> THE REQUEST: Can you write out every line from the start of the records below through the line containing "const ball = makeBall(11);", leaving out any pictures?

> ENTRIES SUPPLIED:

╭──

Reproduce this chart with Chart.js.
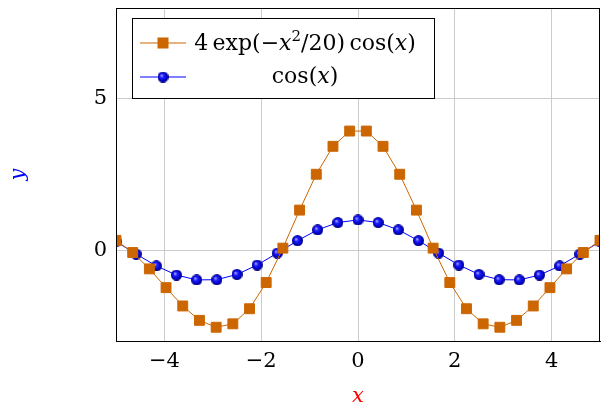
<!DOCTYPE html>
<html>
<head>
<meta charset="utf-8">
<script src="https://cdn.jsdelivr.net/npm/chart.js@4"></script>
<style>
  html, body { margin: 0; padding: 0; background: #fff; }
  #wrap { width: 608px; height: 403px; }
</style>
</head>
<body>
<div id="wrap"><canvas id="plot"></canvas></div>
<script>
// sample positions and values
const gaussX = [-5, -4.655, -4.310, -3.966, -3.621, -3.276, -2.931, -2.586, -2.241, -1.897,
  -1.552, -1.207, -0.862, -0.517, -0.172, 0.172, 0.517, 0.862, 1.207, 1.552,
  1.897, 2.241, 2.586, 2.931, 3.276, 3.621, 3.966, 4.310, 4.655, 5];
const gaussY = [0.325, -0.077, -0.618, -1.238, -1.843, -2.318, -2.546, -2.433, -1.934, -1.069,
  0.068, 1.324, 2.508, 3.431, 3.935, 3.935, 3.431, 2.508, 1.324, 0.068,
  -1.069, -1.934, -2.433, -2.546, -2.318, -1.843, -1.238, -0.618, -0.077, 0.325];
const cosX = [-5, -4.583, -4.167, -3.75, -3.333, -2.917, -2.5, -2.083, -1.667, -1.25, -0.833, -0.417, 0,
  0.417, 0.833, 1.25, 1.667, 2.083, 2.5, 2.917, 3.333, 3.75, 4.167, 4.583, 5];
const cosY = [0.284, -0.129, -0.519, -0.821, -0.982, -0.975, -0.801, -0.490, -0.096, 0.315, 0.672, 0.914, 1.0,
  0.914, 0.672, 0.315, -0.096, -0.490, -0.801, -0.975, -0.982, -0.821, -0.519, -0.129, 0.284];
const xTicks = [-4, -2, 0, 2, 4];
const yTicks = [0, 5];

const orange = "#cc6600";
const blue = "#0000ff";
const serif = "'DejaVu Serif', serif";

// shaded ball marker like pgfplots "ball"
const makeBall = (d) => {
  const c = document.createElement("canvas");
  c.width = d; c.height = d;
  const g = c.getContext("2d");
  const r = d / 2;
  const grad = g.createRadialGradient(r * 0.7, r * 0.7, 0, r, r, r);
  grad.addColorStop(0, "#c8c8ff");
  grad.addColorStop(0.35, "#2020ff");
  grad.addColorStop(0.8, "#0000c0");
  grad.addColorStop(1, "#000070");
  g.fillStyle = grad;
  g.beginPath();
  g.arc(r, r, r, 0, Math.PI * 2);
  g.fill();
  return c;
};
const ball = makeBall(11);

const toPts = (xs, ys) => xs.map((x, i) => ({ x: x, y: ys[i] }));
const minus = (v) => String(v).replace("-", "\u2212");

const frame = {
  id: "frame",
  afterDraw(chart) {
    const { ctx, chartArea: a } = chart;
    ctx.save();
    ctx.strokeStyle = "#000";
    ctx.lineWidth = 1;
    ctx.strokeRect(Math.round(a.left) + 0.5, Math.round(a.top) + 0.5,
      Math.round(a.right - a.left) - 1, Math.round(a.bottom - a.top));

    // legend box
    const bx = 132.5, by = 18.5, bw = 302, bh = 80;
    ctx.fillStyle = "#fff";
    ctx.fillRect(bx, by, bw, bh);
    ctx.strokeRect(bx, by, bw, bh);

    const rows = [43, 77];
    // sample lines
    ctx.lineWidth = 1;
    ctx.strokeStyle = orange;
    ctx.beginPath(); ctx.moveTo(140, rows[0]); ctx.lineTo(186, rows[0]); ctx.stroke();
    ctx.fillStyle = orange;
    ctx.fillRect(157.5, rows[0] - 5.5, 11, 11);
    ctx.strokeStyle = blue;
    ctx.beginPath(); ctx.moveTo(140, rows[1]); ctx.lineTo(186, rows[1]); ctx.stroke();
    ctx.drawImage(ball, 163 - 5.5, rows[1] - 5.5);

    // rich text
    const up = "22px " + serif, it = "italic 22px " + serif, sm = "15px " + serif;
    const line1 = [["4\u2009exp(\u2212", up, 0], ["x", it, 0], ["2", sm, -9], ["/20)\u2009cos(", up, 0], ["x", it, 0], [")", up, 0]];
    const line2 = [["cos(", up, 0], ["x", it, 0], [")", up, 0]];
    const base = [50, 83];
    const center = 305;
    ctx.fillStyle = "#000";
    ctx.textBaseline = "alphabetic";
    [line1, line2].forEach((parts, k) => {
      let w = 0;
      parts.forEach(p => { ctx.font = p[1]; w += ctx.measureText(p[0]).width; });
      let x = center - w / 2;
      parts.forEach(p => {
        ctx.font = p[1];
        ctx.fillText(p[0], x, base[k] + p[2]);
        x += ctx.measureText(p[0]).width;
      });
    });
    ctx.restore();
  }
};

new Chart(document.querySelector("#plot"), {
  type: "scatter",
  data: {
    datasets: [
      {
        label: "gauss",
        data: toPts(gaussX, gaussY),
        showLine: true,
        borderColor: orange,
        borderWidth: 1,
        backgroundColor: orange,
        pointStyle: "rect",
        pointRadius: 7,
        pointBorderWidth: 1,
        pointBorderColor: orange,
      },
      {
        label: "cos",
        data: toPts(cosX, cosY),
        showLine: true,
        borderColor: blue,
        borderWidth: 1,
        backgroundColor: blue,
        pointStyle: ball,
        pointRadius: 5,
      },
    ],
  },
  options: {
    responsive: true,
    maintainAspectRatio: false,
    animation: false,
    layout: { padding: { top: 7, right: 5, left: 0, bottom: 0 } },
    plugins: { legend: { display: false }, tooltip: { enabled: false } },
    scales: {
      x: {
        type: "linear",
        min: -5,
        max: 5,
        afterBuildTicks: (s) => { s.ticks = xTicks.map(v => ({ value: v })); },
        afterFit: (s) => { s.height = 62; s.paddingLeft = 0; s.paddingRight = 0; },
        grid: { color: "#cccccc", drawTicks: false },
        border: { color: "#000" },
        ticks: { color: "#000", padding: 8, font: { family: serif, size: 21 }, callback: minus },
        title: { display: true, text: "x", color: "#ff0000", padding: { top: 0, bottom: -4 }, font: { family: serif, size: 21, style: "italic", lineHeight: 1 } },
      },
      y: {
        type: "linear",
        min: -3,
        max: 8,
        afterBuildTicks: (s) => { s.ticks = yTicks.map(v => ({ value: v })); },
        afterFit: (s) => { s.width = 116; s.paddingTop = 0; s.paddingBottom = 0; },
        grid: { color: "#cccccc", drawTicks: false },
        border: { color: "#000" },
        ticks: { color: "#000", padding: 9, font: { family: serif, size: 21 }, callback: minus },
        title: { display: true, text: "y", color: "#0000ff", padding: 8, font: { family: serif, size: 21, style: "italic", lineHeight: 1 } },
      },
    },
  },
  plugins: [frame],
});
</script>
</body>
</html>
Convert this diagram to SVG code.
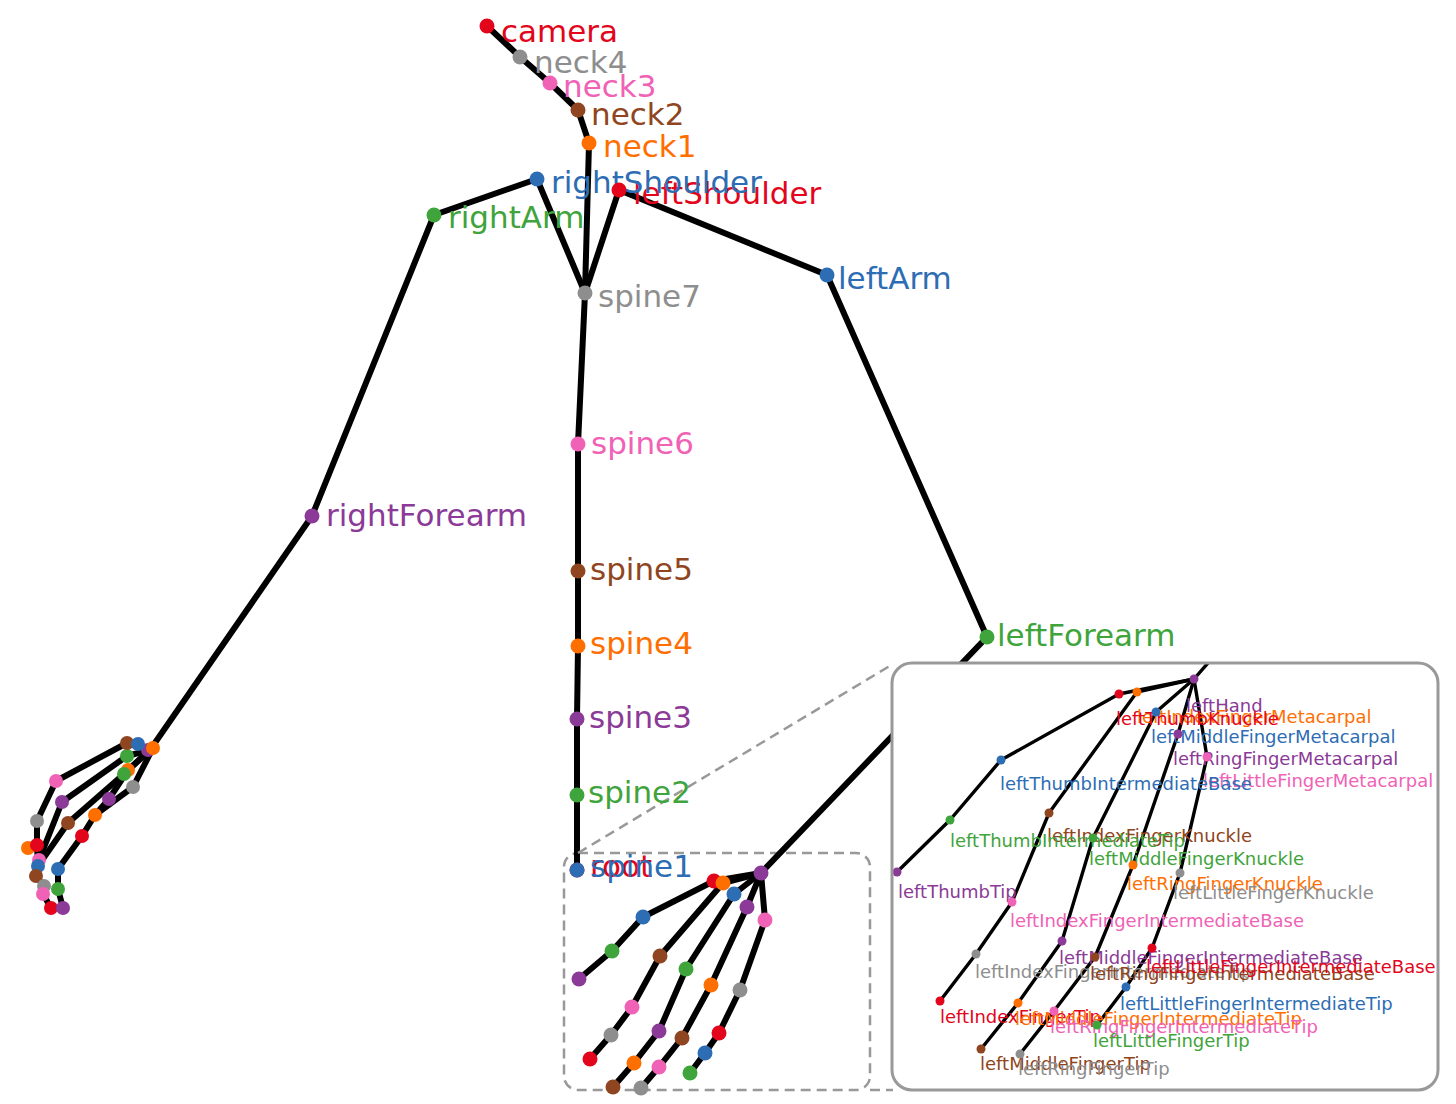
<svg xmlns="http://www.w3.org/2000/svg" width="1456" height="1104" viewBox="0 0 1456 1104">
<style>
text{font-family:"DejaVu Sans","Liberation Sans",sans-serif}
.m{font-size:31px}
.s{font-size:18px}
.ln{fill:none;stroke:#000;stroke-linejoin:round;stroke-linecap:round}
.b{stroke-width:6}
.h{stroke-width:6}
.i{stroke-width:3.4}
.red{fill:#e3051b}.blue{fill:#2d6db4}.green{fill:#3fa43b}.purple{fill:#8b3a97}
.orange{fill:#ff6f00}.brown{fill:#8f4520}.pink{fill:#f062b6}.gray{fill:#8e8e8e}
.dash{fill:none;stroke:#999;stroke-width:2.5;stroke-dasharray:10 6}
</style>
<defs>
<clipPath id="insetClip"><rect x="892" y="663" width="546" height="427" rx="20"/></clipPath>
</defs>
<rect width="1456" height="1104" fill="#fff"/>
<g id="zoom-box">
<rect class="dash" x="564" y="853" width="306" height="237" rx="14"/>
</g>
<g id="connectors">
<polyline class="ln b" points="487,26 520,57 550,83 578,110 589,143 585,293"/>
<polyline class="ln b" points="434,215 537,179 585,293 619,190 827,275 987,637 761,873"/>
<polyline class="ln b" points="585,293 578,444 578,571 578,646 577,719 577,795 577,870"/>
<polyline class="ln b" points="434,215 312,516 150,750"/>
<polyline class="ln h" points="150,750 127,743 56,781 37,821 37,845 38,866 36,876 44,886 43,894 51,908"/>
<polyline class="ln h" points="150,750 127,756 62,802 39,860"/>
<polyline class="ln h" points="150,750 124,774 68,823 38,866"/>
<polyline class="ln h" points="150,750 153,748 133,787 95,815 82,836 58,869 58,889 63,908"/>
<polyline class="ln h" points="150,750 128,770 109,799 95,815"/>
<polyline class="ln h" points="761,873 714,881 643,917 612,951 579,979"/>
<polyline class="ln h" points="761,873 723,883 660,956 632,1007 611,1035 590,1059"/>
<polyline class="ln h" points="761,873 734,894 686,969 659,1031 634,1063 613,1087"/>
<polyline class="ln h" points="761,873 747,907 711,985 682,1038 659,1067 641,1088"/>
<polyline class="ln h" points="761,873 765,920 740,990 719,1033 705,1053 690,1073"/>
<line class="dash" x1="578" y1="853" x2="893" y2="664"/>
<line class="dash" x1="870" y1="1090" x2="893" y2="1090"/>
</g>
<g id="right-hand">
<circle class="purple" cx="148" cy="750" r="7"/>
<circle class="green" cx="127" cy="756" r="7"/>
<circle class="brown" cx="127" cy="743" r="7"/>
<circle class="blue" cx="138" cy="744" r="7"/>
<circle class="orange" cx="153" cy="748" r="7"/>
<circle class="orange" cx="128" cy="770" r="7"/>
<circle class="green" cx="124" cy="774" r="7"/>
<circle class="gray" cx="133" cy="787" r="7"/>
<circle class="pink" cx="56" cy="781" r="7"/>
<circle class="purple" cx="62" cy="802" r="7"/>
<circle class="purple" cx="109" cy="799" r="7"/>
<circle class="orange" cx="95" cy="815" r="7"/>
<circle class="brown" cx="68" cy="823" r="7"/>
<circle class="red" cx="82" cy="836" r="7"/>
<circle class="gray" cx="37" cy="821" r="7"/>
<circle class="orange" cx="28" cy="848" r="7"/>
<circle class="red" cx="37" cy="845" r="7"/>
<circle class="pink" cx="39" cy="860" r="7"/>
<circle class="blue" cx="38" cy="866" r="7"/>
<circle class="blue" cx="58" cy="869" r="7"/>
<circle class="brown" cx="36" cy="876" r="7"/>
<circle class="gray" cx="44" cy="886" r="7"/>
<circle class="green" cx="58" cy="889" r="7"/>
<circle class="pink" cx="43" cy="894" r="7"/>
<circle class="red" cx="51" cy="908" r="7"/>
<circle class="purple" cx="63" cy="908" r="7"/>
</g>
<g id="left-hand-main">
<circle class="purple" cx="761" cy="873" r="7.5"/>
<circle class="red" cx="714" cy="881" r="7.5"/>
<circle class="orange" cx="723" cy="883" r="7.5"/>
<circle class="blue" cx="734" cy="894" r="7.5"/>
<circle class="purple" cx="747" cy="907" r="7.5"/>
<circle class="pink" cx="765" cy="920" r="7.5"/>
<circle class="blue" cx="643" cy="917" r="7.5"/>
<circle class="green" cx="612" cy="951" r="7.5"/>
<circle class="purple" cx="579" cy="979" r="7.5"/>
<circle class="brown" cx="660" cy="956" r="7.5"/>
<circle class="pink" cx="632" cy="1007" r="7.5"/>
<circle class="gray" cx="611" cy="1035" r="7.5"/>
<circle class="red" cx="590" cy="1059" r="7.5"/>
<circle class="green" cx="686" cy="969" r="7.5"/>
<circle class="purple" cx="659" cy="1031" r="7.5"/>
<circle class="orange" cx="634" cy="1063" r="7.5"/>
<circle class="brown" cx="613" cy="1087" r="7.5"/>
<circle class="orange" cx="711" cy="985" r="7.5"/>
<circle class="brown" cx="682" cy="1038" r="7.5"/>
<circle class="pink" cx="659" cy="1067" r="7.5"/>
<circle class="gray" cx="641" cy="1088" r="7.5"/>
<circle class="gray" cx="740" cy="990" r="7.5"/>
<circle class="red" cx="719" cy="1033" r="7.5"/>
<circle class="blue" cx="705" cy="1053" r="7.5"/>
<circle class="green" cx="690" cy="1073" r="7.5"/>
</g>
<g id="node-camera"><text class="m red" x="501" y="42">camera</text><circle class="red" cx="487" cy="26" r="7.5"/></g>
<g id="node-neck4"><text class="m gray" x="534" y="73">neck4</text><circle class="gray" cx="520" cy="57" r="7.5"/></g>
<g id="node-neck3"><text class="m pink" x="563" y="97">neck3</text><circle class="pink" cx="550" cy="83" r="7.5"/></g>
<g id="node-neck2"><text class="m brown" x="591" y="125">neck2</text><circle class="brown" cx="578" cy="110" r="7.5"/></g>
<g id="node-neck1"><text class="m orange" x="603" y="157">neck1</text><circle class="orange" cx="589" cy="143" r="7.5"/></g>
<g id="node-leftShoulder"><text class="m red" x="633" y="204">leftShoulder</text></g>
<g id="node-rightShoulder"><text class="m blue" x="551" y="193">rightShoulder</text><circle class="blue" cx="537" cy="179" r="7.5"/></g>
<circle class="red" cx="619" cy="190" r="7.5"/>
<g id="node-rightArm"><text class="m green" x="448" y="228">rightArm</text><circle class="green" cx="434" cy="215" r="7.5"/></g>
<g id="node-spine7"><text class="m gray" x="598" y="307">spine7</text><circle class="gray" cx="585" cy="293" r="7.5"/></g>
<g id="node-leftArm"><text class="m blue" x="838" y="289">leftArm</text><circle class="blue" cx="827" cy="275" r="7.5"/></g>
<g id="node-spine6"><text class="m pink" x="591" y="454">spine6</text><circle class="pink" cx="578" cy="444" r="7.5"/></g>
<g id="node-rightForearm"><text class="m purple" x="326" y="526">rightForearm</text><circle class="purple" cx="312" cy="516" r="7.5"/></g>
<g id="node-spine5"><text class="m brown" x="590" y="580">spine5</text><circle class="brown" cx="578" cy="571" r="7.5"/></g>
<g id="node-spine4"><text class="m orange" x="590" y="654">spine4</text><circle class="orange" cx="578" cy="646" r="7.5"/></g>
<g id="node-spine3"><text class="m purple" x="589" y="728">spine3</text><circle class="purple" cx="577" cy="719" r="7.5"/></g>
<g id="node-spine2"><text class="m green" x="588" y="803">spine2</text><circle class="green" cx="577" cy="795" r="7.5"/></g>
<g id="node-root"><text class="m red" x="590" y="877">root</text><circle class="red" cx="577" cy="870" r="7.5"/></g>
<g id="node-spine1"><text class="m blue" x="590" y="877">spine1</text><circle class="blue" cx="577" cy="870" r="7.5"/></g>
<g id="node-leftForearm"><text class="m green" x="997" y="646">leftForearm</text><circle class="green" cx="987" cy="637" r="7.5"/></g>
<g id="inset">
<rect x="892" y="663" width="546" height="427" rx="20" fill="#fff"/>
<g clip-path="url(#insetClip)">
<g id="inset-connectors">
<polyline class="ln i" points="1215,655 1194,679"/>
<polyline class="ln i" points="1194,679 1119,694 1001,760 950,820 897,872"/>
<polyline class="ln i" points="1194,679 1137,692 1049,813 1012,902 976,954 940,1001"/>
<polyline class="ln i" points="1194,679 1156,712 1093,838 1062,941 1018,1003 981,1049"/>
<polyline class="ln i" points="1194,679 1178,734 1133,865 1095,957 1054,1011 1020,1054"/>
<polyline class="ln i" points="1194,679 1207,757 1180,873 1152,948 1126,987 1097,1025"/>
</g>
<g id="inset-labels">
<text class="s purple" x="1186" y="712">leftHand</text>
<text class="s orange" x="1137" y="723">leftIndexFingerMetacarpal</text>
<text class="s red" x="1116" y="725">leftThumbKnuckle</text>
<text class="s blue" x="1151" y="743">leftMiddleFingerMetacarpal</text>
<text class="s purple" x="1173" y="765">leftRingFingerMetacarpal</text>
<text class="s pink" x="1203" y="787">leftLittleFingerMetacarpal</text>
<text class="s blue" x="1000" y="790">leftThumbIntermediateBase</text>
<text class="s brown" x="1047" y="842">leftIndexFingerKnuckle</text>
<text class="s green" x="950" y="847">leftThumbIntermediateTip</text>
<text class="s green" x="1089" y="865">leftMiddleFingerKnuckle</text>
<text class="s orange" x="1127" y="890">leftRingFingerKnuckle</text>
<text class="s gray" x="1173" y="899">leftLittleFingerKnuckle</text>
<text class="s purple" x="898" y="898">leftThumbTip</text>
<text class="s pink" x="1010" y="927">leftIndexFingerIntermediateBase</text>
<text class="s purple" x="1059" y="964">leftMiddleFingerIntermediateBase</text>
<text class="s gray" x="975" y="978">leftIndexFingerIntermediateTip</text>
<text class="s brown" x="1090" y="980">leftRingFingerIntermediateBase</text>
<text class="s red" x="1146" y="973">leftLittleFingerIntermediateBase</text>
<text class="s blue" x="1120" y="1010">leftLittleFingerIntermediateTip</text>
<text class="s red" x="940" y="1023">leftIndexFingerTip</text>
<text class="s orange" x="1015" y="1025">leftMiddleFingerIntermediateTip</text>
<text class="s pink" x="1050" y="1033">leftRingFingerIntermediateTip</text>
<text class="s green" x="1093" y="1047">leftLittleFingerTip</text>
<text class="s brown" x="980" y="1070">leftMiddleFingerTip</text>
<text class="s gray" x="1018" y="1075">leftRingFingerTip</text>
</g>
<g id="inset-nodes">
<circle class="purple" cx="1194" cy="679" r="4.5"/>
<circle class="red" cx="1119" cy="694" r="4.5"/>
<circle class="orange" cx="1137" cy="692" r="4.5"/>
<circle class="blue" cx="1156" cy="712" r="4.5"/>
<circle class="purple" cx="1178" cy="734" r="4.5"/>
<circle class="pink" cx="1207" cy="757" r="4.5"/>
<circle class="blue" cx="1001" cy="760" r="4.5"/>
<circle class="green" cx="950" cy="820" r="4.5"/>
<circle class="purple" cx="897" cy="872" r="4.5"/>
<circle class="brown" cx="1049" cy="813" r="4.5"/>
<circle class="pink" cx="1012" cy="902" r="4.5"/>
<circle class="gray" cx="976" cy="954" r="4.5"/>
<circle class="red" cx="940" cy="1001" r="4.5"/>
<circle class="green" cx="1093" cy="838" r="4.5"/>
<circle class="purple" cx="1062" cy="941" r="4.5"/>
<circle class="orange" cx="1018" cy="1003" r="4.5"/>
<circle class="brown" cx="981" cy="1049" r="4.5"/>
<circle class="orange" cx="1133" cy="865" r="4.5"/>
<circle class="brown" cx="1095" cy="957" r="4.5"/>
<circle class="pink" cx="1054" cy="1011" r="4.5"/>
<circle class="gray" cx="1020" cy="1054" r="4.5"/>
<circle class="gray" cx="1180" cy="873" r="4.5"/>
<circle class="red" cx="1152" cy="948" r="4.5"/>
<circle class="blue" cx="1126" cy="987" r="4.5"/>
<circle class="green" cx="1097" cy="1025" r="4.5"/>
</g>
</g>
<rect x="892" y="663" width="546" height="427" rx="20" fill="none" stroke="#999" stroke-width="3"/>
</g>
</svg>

╰──

> THE SOLUTION:
Reproduce this chart with Chart.js.
<!DOCTYPE html>
<html>
<head>
<meta charset="utf-8">
<script src="https://cdn.jsdelivr.net/npm/chart.js@4"></script>
<style>
  html, body { margin: 0; padding: 0; background: #fff; }
  #wrap { width: 608px; height: 403px; }
</style>
</head>
<body>
<div id="wrap"><canvas id="plot"></canvas></div>
<script>
// sample positions and values
const gaussX = [-5, -4.655, -4.310, -3.966, -3.621, -3.276, -2.931, -2.586, -2.241, -1.897,
  -1.552, -1.207, -0.862, -0.517, -0.172, 0.172, 0.517, 0.862, 1.207, 1.552,
  1.897, 2.241, 2.586, 2.931, 3.276, 3.621, 3.966, 4.310, 4.655, 5];
const gaussY = [0.325, -0.077, -0.618, -1.238, -1.843, -2.318, -2.546, -2.433, -1.934, -1.069,
  0.068, 1.324, 2.508, 3.431, 3.935, 3.935, 3.431, 2.508, 1.324, 0.068,
  -1.069, -1.934, -2.433, -2.546, -2.318, -1.843, -1.238, -0.618, -0.077, 0.325];
const cosX = [-5, -4.583, -4.167, -3.75, -3.333, -2.917, -2.5, -2.083, -1.667, -1.25, -0.833, -0.417, 0,
  0.417, 0.833, 1.25, 1.667, 2.083, 2.5, 2.917, 3.333, 3.75, 4.167, 4.583, 5];
const cosY = [0.284, -0.129, -0.519, -0.821, -0.982, -0.975, -0.801, -0.490, -0.096, 0.315, 0.672, 0.914, 1.0,
  0.914, 0.672, 0.315, -0.096, -0.490, -0.801, -0.975, -0.982, -0.821, -0.519, -0.129, 0.284];
const xTicks = [-4, -2, 0, 2, 4];
const yTicks = [0, 5];

const orange = "#cc6600";
const blue = "#0000ff";
const serif = "'DejaVu Serif', serif";

// shaded ball marker like pgfplots "ball"
const makeBall = (d) => {
  const c = document.createElement("canvas");
  c.width = d; c.height = d;
  const g = c.getContext("2d");
  const r = d / 2;
  const grad = g.createRadialGradient(r * 0.7, r * 0.7, 0, r, r, r);
  grad.addColorStop(0, "#c8c8ff");
  grad.addColorStop(0.35, "#2020ff");
  grad.addColorStop(0.8, "#0000c0");
  grad.addColorStop(1, "#000070");
  g.fillStyle = grad;
  g.beginPath();
  g.arc(r, r, r, 0, Math.PI * 2);
  g.fill();
  return c;
};
const ball = makeBall(11);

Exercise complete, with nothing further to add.